Angry Yahoo! Inc. Investors Appeal For AOL Rescue

Yahoo – AOL merger: Increasing pressure

Activist investor Starboard Value LP sparked speculation of a merger back in September, when it claimed that a deal could lead to cost synergies of up to $1 billion. The company wrote to Mayer, arguing that Yahoo was “deeply undervalued relative to the sum of its parts.”

The letter continued to criticize Mayer, calling the Alibaba stock sale “ill timed” and questioning her acquisitions strategy. However it maintained that Yahoo’s core business was valuable.

The Yahoo!
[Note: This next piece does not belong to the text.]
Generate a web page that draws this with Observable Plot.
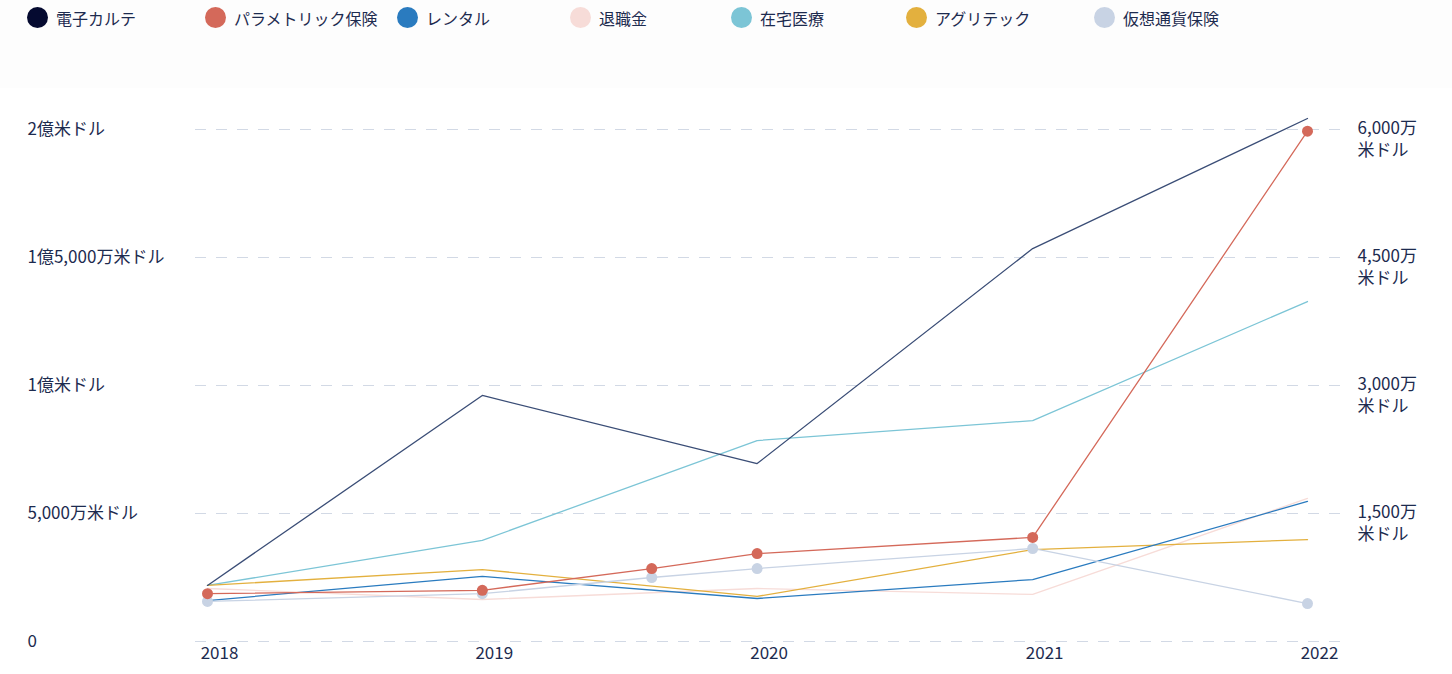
<!DOCTYPE html>
<html><head><meta charset="utf-8">
<script src="https://cdn.jsdelivr.net/npm/d3@7"></script>
<script src="https://cdn.jsdelivr.net/npm/@observablehq/plot@0.6"></script>
<style>
body{margin:0;background:#fff;font-family:"Noto Sans CJK JP","Noto Sans",sans-serif;}
#wrap{position:relative;width:1452px;height:674px;overflow:hidden}
#band{position:absolute;left:0;top:0;width:1452px;height:88px;background:#fdfdfd}
#legend{position:absolute;left:0;top:0;height:40px;width:1452px}
.item{position:absolute;top:7px;height:21px;display:flex;align-items:center;font-size:16px;color:#1d2b4f;white-space:nowrap}
.sw{width:21px;height:21px;border-radius:50%;margin-right:8px;flex:none}
#chart{position:absolute;left:0;top:88px}
</style></head><body>
<div id="wrap"><div id="band"></div><div id="legend"></div><div id="chart"></div></div>
<script>
// ---- data (values in 万米ドル) ----
const seriesNames = ["電子カルテ","パラメトリック保険","レンタル","退職金","在宅医療","アグリテック","仮想通貨保険"];
const seriesColors = ["#050a30","#d4695a","#2a7bbf","#f7dcd8","#7cc5d6","#e3b03e","#c8d3e4"];
const years = ["2018","2019","2020","2021","2022"];
const yearDates = ["2018-01-01","2019-01-01","2020-01-01","2021-01-01","2022-01-01"];
// left axis series
const emr        = [2190, 9610, 6950, 15350, 20430];
const rental     = [1600, 2540, 1680, 2420, 5470];
const retirement = [2070, 1640, 2070, 1840, 5590];
const homecare   = [2190, 3950, 7850, 8630, 13280];
const agritech   = [2190, 2810, 1760, 3590, 3980];
// right axis series (with markers)
const rightDates = ["2018-01-01","2019-01-01","2019-08-14","2020-01-01","2021-01-01","2022-01-01"];
const parametric = [560, 600, 855, 1030, 1220, 5980];
const crypto     = [470, 560, 750, 855, 1090, 445];
// axes
const leftTicks = [0, 5000, 10000, 15000, 20000];
const leftTickLabels = ["0","5,000万米ドル","1億米ドル","1億5,000万米ドル","2億米ドル"];
const rightTicks = [1500, 3000, 4500, 6000];
const rightTickLabels = ["1,500万\n米ドル","3,000万\n米ドル","4,500万\n米ドル","6,000万\n米ドル"];
const leftMax = 20000, rightMax = 6000;

// ---- legend ----
const legendLeft = [27, 205, 397, 570, 731, 906, 1094];
const lg = document.getElementById("legend");
seriesNames.forEach((n, i) => {
  const d = document.createElement("div");
  d.className = "item";
  d.style.left = legendLeft[i] + "px";
  d.innerHTML = `<span class="sw" style="background:${seriesColors[i]}"></span><span>${n}</span>`;
  lg.appendChild(d);
});

// ---- tables ----
const parse = d3.utcParse("%Y-%m-%d");
const rs = leftMax / rightMax;
const leftSeries = [
  {name: seriesNames[0], vals: emr, stroke: "#3a4d76"},
  {name: seriesNames[2], vals: rental, stroke: seriesColors[2]},
  {name: seriesNames[3], vals: retirement, stroke: seriesColors[3]},
  {name: seriesNames[4], vals: homecare, stroke: seriesColors[4]},
  {name: seriesNames[5], vals: agritech, stroke: seriesColors[5]},
];
const leftRows = leftSeries.flatMap(s => s.vals.map((v, i) => ({name: s.name, date: parse(yearDates[i]), v, stroke: s.stroke})));
const rightSeries = [
  {name: seriesNames[6], vals: crypto, stroke: seriesColors[6]},
  {name: seriesNames[1], vals: parametric, stroke: seriesColors[1]},
];
const rightRows = rightSeries.flatMap(s => s.vals.map((v, i) => ({name: s.name, date: parse(rightDates[i]), v: v * rs, stroke: s.stroke})));
const order = ["退職金","在宅医療","アグリテック","レンタル","電子カルテ"];
const textColor = "#1d2b4f";

const chart = Plot.plot({
  width: 1452, height: 586,
  marginLeft: 195, marginRight: 107, marginTop: 41, marginBottom: 33,
  style: {fontFamily: '"Noto Sans CJK JP","Noto Sans",sans-serif', background: "transparent"},
  x: {type: "utc", domain: [parse(yearDates[0]), parse(yearDates[4])], insetLeft: 12, insetRight: 38, axis: null},
  y: {domain: [0, leftMax], axis: null},
  marks: [
    Plot.ruleY(leftTicks, {stroke: "#d2d9e5", strokeWidth: 1.2, strokeDasharray: "11,10"}),
    Plot.text(leftTicks, {y: d => d, text: (d, i) => leftTickLabels[i], frameAnchor: "left", textAnchor: "start", dx: -168, fontSize: 17, fill: textColor}),
    Plot.text(rightTicks, {y: d => d * rs, text: (d, i) => rightTickLabels[i], frameAnchor: "right", textAnchor: "start", lineAnchor: "top", lineHeight: 1.3, dx: 12, dy: -11, fontSize: 17, fill: textColor}),
    Plot.text(years, {x: (d, i) => parse(yearDates[i]), text: d => d, frameAnchor: "bottom", dy: 17, dx: 12, fontSize: 17, fill: textColor}),
    ...order.map(n => Plot.line(leftRows.filter(r => r.name === n), {x: "date", y: "v", stroke: d => d.stroke, strokeWidth: 1.3})),
    ...rightSeries.map(s => Plot.line(rightRows.filter(r => r.name === s.name), {x: "date", y: "v", stroke: s.stroke, strokeWidth: 1.3})),
    ...rightSeries.map(s => Plot.dot(rightRows.filter(r => r.name === s.name), {x: "date", y: "v", r: 5.5, fill: s.stroke, stroke: "none"})),
  ]
});
document.getElementById("chart").appendChild(chart);
</script>
</body></html>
Inc. (NASDAQ:YHOO) CEO responded by saying she would review Starboard’s opinions carefully, and mentioned stock buybacks and her desire to create shareholder value.

Strong performance by some measures

It is hard to criticize Mayer in that regard seeing as her time as CEO has seen shares in Yahoo more than triple in price. Criticism arises from the fact that the core business is struggling. Difficulties have arisen in the company’s digital advertising business, with revenue of the legacy business rising only 1% in the third quarter.

In contrast the mobile business has been helped by Mayer’s acquisitions, and is expected to reach $1.2 billion in revenue this year. Acquisitions, as well as the appreciation of Yahoo! Inc. (NASDAQ:YHOO)’s Asian assets, have had a great deal to do with the increase in the company’s share price.

Despite opposition from investors, there are still those who regard Mayer highly. She comes in at number 6 on Fortune’s “40 Under 40? list, as well as featuring at number 16 on the list of “Most Powerful Women.”

With increasing pressure from activist investors and a receptive CEO in Tim Armstrong, it might not be long until we hear of official talks between the two companies.